**JOB:** Nothing but the lines from the line with "What Chart.js code" to the line with "const SHIFT = LEG_SIZE", both included, is to be repeated, and those exactly. Leave out the pictures.
-- EXCERPTED RECORDS start --
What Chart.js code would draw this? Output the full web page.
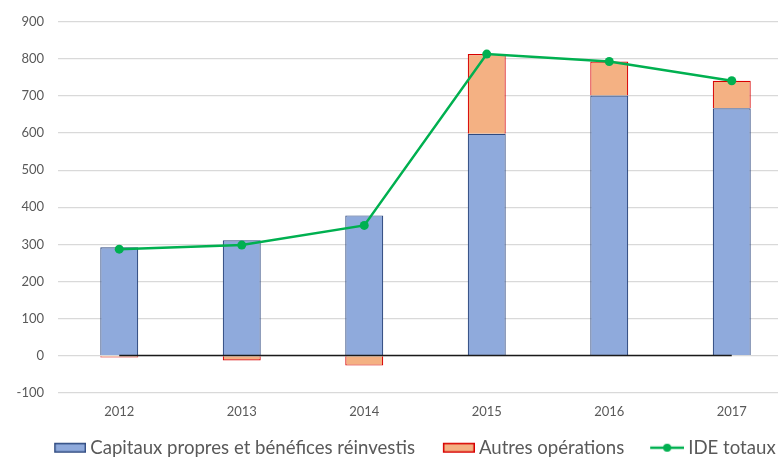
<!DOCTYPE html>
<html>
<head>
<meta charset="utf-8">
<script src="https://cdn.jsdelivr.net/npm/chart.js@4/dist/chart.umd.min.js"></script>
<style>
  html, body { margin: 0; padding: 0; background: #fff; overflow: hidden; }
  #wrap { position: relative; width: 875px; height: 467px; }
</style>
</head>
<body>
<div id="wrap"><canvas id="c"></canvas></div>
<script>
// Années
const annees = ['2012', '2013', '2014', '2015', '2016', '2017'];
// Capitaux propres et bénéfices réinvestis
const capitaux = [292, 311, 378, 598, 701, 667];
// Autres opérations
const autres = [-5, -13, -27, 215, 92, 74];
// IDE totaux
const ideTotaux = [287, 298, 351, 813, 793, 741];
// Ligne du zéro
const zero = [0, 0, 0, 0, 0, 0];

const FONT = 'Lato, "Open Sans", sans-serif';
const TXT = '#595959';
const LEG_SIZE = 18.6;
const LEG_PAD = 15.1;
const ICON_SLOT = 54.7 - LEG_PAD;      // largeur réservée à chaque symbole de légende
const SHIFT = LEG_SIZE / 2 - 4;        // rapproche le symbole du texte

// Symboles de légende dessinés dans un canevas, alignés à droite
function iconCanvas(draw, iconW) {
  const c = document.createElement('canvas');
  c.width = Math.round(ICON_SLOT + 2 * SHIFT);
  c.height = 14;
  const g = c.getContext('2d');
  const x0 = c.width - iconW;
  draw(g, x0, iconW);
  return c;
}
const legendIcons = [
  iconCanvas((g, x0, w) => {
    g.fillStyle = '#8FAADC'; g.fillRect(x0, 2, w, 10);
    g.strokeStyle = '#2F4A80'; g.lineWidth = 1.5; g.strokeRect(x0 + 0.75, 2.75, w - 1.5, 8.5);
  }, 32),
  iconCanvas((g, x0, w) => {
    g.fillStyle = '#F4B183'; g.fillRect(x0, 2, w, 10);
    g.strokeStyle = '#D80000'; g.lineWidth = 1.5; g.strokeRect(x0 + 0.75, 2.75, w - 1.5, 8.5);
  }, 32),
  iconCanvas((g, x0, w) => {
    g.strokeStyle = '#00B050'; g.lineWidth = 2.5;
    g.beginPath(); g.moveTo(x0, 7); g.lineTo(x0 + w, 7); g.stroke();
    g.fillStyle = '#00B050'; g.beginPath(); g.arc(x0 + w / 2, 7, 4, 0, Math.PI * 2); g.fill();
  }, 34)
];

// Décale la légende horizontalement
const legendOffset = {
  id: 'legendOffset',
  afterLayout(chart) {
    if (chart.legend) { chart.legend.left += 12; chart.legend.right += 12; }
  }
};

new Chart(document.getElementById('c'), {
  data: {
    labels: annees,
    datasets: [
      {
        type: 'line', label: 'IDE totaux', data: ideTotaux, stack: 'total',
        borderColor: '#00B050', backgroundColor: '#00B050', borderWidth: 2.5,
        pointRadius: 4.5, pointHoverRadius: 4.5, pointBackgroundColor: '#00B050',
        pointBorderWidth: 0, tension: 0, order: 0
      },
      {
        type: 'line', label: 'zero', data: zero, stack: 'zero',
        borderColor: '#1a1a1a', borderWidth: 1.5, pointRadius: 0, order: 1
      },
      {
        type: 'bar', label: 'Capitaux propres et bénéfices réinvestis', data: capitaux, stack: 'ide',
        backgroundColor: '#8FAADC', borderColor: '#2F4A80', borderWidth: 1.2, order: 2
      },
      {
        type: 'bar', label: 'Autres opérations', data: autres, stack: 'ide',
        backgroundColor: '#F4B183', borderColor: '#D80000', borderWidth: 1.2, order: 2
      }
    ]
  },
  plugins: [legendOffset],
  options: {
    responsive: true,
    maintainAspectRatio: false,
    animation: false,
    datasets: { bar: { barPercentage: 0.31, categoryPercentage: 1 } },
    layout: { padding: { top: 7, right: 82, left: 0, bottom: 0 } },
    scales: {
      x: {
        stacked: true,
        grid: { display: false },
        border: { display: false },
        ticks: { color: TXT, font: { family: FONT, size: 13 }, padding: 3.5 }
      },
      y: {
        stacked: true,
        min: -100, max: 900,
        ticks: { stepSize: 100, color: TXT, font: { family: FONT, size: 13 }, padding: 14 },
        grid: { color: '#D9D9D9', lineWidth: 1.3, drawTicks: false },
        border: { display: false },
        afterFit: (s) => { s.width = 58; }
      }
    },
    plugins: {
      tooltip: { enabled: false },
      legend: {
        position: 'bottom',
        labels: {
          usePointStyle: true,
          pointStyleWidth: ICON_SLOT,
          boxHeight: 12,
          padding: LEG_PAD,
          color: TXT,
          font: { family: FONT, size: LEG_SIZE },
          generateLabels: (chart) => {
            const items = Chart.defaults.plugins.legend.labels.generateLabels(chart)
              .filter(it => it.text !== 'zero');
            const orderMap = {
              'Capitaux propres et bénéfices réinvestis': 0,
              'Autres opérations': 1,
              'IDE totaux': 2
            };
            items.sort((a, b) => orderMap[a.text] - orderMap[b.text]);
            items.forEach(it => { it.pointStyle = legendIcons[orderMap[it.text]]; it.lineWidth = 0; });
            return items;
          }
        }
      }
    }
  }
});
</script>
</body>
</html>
-- EXCERPTED RECORDS end --
-- EXCERPTED RECORDS start --
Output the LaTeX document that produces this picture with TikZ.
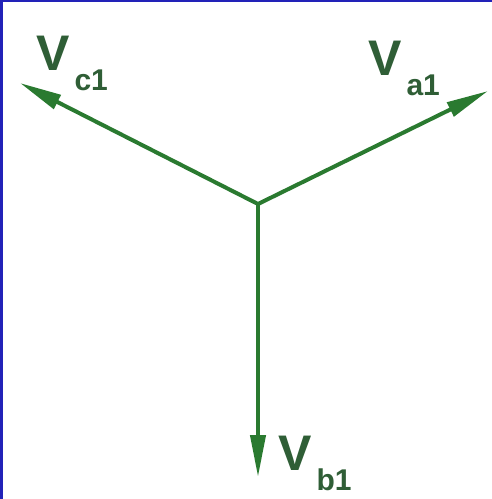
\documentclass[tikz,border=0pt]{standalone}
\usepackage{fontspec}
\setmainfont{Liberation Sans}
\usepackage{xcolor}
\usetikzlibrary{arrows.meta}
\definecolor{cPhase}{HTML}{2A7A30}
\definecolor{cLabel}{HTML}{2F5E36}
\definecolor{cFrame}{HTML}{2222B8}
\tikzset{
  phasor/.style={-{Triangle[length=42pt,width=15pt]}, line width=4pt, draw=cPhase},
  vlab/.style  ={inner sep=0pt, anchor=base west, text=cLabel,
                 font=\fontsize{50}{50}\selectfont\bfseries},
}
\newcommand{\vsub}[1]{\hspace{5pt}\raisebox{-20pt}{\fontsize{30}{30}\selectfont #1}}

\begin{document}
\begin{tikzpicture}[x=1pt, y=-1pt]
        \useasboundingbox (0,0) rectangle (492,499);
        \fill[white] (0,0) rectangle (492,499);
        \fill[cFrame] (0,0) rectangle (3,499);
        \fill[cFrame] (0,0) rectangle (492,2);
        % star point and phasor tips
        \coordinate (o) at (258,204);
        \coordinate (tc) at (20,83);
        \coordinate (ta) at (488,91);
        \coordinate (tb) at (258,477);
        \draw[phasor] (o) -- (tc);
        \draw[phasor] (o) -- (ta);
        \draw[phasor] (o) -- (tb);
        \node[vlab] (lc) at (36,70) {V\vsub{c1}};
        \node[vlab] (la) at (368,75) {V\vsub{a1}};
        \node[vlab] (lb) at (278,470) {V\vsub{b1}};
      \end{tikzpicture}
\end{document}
-- EXCERPTED RECORDS end --
-- EXCERPTED RECORDS start --
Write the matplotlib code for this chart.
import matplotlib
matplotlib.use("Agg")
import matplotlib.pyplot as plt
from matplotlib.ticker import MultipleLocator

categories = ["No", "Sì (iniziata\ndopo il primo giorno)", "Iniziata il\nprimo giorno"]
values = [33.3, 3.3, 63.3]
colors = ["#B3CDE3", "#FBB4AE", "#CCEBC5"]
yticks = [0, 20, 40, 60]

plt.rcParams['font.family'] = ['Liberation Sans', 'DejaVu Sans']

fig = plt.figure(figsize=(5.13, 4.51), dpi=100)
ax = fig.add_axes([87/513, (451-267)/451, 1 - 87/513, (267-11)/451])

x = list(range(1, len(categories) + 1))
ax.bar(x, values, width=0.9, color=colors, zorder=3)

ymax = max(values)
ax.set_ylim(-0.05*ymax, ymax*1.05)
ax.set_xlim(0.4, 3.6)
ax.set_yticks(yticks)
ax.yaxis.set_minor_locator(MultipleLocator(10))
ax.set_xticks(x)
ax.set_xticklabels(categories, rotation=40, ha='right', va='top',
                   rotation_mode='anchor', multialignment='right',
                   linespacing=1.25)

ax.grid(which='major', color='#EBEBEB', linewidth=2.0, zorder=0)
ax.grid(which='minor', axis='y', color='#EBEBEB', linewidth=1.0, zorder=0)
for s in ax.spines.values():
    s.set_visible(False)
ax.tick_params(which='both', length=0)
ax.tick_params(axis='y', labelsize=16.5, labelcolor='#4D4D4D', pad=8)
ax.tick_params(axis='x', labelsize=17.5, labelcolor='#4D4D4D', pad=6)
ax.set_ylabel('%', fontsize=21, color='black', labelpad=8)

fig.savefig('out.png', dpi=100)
-- EXCERPTED RECORDS end --
**COMPLETE ANSWER:**
What Chart.js code would draw this? Output the full web page.
<!DOCTYPE html>
<html>
<head>
<meta charset="utf-8">
<script src="https://cdn.jsdelivr.net/npm/chart.js@4/dist/chart.umd.min.js"></script>
<style>
  html, body { margin: 0; padding: 0; background: #fff; overflow: hidden; }
  #wrap { position: relative; width: 875px; height: 467px; }
</style>
</head>
<body>
<div id="wrap"><canvas id="c"></canvas></div>
<script>
// Années
const annees = ['2012', '2013', '2014', '2015', '2016', '2017'];
// Capitaux propres et bénéfices réinvestis
const capitaux = [292, 311, 378, 598, 701, 667];
// Autres opérations
const autres = [-5, -13, -27, 215, 92, 74];
// IDE totaux
const ideTotaux = [287, 298, 351, 813, 793, 741];
// Ligne du zéro
const zero = [0, 0, 0, 0, 0, 0];

const FONT = 'Lato, "Open Sans", sans-serif';
const TXT = '#595959';
const LEG_SIZE = 18.6;
const LEG_PAD = 15.1;
const ICON_SLOT = 54.7 - LEG_PAD;      // largeur réservée à chaque symbole de légende
const SHIFT = LEG_SIZE / 2 - 4;        // rapproche le symbole du texte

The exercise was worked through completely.